Las declaraciones de Franco Parisi tras la primera vuelta dejaron algo más que una postura política: exhibieron un estilo de liderazgo que se mueve entre la arrogancia y el regateo. Al asegurar que no piensa “firmar un cheque en blanco” a ninguno de los candidatos que avanzaron al balotaje, Parisi se instala, una vez más, como el vendedor ambulante del apoyo electoral, dispuesto a escuchar ofertas mientras infla el valor de su mercancía.
En una transmisión posterior a los resultados, la escena fue aún más evidente. Con un tono que rozó lo soberbio, Parisi remarcó que tanto Jeannette Jara como José Antonio Kast deberán “ganarse los votos”. La frase, por sí sola, revela su lógica transaccional: su electorado no es una comunidad política, sino un inventario que administra desde la distancia.
Resulta particularmente llamativo, y conveniente para él, que alguien que vive fuera de Chile presuma una suerte de superioridad moral circunstancial gracias a la cantidad de votos que obtuvo, y que incluso se permita enviar a los candidatos a recorrer las zonas más populares “para enfrentar las realidades del país”. Una exhortación que suena menos a preocupación genuina y más a un gesto paternalista desde la comodidad del exilio autoelegido.
Y sí: hay cinismo en quien dice “preocuparse” por la gente, pero al mismo tiempo está dispuesto a poner el futuro del país, ese mismo país del que afirma ocuparse, en manos del mejor postor. ¿No es esa una contradicción frontal entre lo que predica y lo que practica? Porque si la brújula es realmente el bienestar de Chile, no hace falta esperar ofertas, reuniones privadas ni guiños estratégicos. Bastaría con asumir una posición basada en principios, no en beneficios.
Pero lo más grave no es solo la venta del botín, sino el espejo que obliga a mirar. Su “oferta electoral” también va a desnudar la naturaleza de los candidatos que acepten este juego: quién está dispuesto a ajustar su palabra, su programa o su narrativa para obtener un respaldo que viene empaquetado como mercancía. Sin embargo, quien peor queda parado es el propio Parisi, porque su discurso no exhibe preocupación democrática, sino conveniencia personal, política y económica. Su capital electoral es un activo, no una responsabilidad.

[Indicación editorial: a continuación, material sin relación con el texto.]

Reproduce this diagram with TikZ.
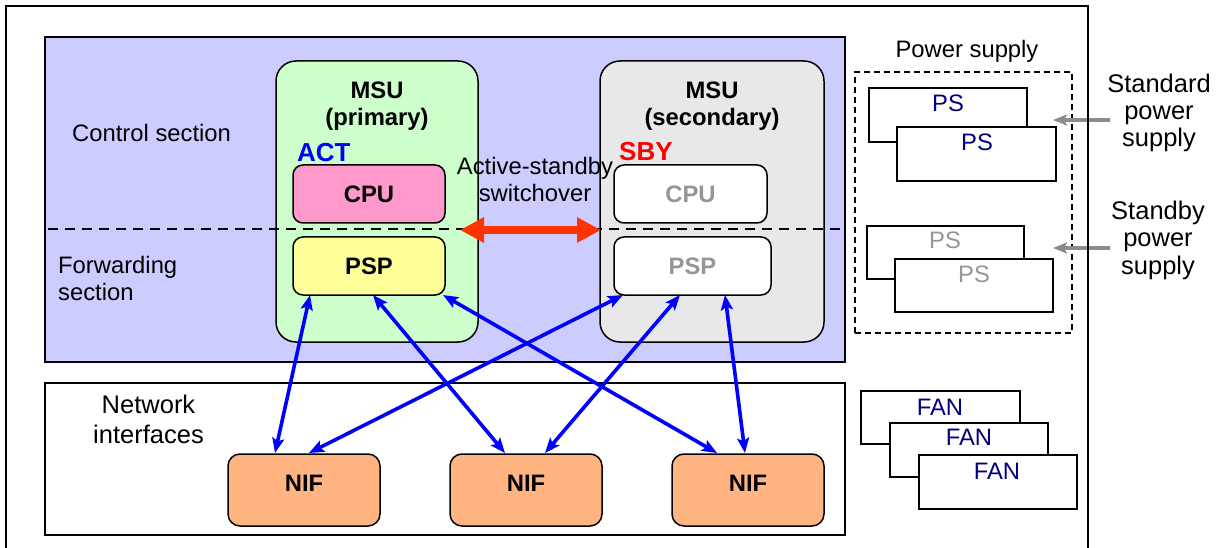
\documentclass[tikz,border=0pt]{standalone}
\usepackage{fontspec}
\setmainfont{Liberation Sans}
\usetikzlibrary{arrows.meta,calc}
\definecolor{ctrlfill}{RGB}{204,204,255}
\definecolor{msugreen}{RGB}{204,255,204}
\definecolor{msugray}{RGB}{232,232,232}
\definecolor{cpupink}{RGB}{255,153,204}
\definecolor{pspyellow}{RGB}{255,255,153}
\definecolor{niforange}{RGB}{255,180,130}
\definecolor{swred}{RGB}{255,51,0}
\definecolor{navytxt}{RGB}{0,0,128}
\definecolor{dimtxt}{RGB}{150,150,150}
\definecolor{arrgray}{RGB}{140,140,140}
\newcommand\myfs{\fontsize{23.8}{28}\selectfont}
\newcommand\mybig{\fontsize{26}{30}\selectfont}
\newcommand\mymid{\fontsize{25.5}{30}\selectfont}
\begin{document}
\begin{tikzpicture}[x=1pt,y=-1pt,
  box/.style={draw, line width=1.5pt, inner sep=0pt, outer sep=0pt, anchor=north west},
  txt/.style={inner sep=0pt, anchor=base, font=\myfs},
  btxt/.style={inner sep=0pt, anchor=base, font=\myfs\bfseries},
  blink/.style={draw=blue, line width=3.6pt,
    {Stealth[length=15pt,width=12pt,inset=3pt]}-{Stealth[length=15pt,width=12pt,inset=3pt]}},
  glink/.style={draw=arrgray, line width=4pt, -{Stealth[length=14pt,width=11pt,inset=3pt]}},
]
\useasboundingbox (0,0) rectangle (1221,548);
\fill[white] (0,0) rectangle (1221,548);
% outer frame
\draw[line width=1.8pt] (6,548) -- (6,6) -- (1088,6) -- (1088,548);

% sections
\node[box, fill=ctrlfill, line width=1.8pt, minimum width=800pt, minimum height=325pt] (ctrl) at (45,37) {};
\node[box, fill=white, line width=1.8pt, minimum width=800pt, minimum height=152pt] (nwk) at (45,383) {};

% MSUs
\node[box, fill=msugreen, rounded corners=20pt, minimum width=202pt, minimum height=281pt] (msu1) at (276,61) {};
\node[box, fill=msugray, rounded corners=20pt, minimum width=224pt, minimum height=281pt] (msu2) at (600,61) {};

\node[box, fill=cpupink, rounded corners=10pt, minimum width=152pt, minimum height=58pt, font=\myfs\bfseries] (cpu1) at (293,165) {CPU};
\node[box, fill=pspyellow, rounded corners=10pt, minimum width=152pt, minimum height=58pt, font=\myfs\bfseries] (psp1) at (293,237) {PSP};
\node[box, fill=white, rounded corners=10pt, minimum width=153pt, minimum height=58pt, font=\myfs\bfseries, text=dimtxt] (cpu2) at (614,165) {CPU};
\node[box, fill=white, rounded corners=10pt, minimum width=157pt, minimum height=58pt, font=\myfs\bfseries, text=dimtxt] (psp2) at (614,237) {PSP};

% section divider
\coordinate (dl) at (48,229);
\coordinate (dr) at (845,229);
\draw[line width=2.8pt, dash pattern=on 10pt off 7pt] (dl) -- (dr);

% labels in control area
\node[txt, anchor=base west] (ctrlt) at (72,142) {Control section};
\node[txt, anchor=base west] (fwd1) at (58,273) {Forwarding};
\node[txt, anchor=base west] (fwd2) at (58,300) {section};
\node[btxt] (msu1a) at (377,99) {MSU};
\node[btxt] (msu1b) at (377,126) {(primary)};
\node[btxt] (msu2a) at (712,99) {MSU};
\node[btxt] (msu2b) at (712,126) {(secondary)};
\node[inner sep=0pt, anchor=base west, font=\mybig\bfseries, text=blue] (act) at (297,162) {ACT};
\node[inner sep=0pt, anchor=base west, font=\mybig\bfseries, text=red] (sby) at (619,161) {SBY};
\node[txt] (sw1) at (535,175) {Active-standby};
\node[txt] (sw2) at (535,202) {switchover};

% switchover arrow
\coordinate (swl) at (460,230);
\coordinate (swr) at (601,230);
\draw[draw=swred, line width=8.5pt, {Triangle[length=24pt,width=24pt]}-{Triangle[length=24pt,width=24pt]}] (swl) -- (swr);

% network interfaces
\node[txt, font=\mymid] (nwt1) at (148.5,413) {Network};
\node[txt, font=\mymid] (nwt2) at (148.5,443) {interfaces};
\node[box, fill=niforange, rounded corners=12pt, minimum width=152pt, minimum height=72pt, font=\myfs\bfseries, text depth=14pt] (nif1) at (228,454) {NIF};
\node[box, fill=niforange, rounded corners=12pt, minimum width=152pt, minimum height=72pt, font=\myfs\bfseries, text depth=14pt] (nif2) at (450,454) {NIF};
\node[box, fill=niforange, rounded corners=12pt, minimum width=152pt, minimum height=72pt, font=\myfs\bfseries, text depth=14pt] (nif3) at (672,454) {NIF};

% PSP - NIF links
\draw[blink] ($(psp1.south west)+(17,0)$) -- ($(nif1.north west)+(47,-1)$);
\draw[blink] ($(psp2.south west)+(9,0)$) -- ($(nif1.north west)+(81,-1)$);
\draw[blink] ($(psp1.south west)+(80,0)$) -- ($(nif2.north west)+(55,-1)$);
\draw[blink] ($(psp2.south west)+(66,0)$) -- ($(nif2.north west)+(95,-1)$);
\draw[blink] ($(psp1.south west)+(150,0)$) -- ($(nif3.north west)+(45,-1)$);
\draw[blink] ($(psp2.south west)+(111,0)$) -- ($(nif3.north west)+(73,-1)$);

% power supply
\node[txt] (pst) at (967,58) {Power supply};
\node[box, line width=1.5pt, dash pattern=on 6pt off 4pt, minimum width=217pt, minimum height=261pt] (psbox) at (855,72) {};
\node[box, fill=white, minimum width=158pt, minimum height=54pt] (ps1) at (869,88) {};
\node[txt, text=navytxt] (ps1t) at (948,112) {PS};
\node[box, fill=white, minimum width=159pt, minimum height=54pt] (ps2) at (897,127) {};
\node[txt, text=navytxt] (ps2t) at (977,151) {PS};
\node[box, fill=white, minimum width=157pt, minimum height=53pt] (ps3) at (867,226) {};
\node[txt, text=dimtxt] (ps3t) at (945,249) {PS};
\node[box, fill=white, minimum width=158pt, minimum height=53pt] (ps4) at (895,259) {};
\node[txt, text=dimtxt] (ps4t) at (974,283) {PS};

\node[txt, font=\mymid] (std1) at (1159,93) {Standard};
\node[txt, font=\mymid] (std2) at (1159,120) {power};
\node[txt, font=\mymid] (std3) at (1159,147) {supply};
\node[txt, font=\mymid] (sbp1) at (1158,220) {Standby};
\node[txt, font=\mymid] (sbp2) at (1158,247) {power};
\node[txt, font=\mymid] (sbp3) at (1158,274) {supply};

\coordinate (g1s) at (1110,120);
\coordinate (g1e) at (1053,120);
\coordinate (g2s) at (1110,248);
\coordinate (g2e) at (1053,248);
\draw[glink] (g1s) -- (g1e);
\draw[glink] (g2s) -- (g2e);
\draw[line width=1.8pt] (1088,100) -- (1088,140);
\draw[line width=1.8pt] (1088,230) -- (1088,268);

% fans
\node[box, fill=white, minimum width=159pt, minimum height=53pt] (fan1) at (861,391) {};
\node[txt, text=navytxt] (fan1t) at (940,415) {FAN};
\node[box, fill=white, minimum width=158pt, minimum height=54pt] (fan2) at (890,423) {};
\node[txt, text=navytxt] (fan2t) at (969,445) {FAN};
\node[box, fill=white, minimum width=158pt, minimum height=54pt] (fan3) at (919,455) {};
\node[txt, text=navytxt] (fan3t) at (997,479) {FAN};
\end{tikzpicture}
\end{document}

Su retórica arrogante, revestida de tecnocracia de YouTube, termina adoptando una actitud casi mercenaria. La historia es pródiga en ejemplos de caudillos que, creyéndose árbitros momentáneos del destino nacional, usaron coyunturas electorales para subastar influencia. Desde los kingmakers de la Italia de posguerra hasta los caciques electorales latinoamericanos del siglo XX, la constante es la misma: la tentación de convertir la voluntad popular en una ficha negociable.
Y ese es el punto de fondo. El verdadero riesgo no está en la audiencia que Parisi arrastra, sino en el poder político circunstancial que él mismo magnifica para condicionar el debate público. Porque cuando una figura con esa capacidad de influencia instala la idea de que los votos son un bien transable, erosiona la cultura democrática y naturaliza la negociación por encima de los principios.
Chile no puede darse el lujo de normalizar ese discurso. Mucho menos en un momento donde cada decisión importa. El país necesita convicciones, no subastas. Y lo que Parisi propone desde su bodeguita electoral no es liderazgo: es oportunismo envuelto en moral de oferta y demanda.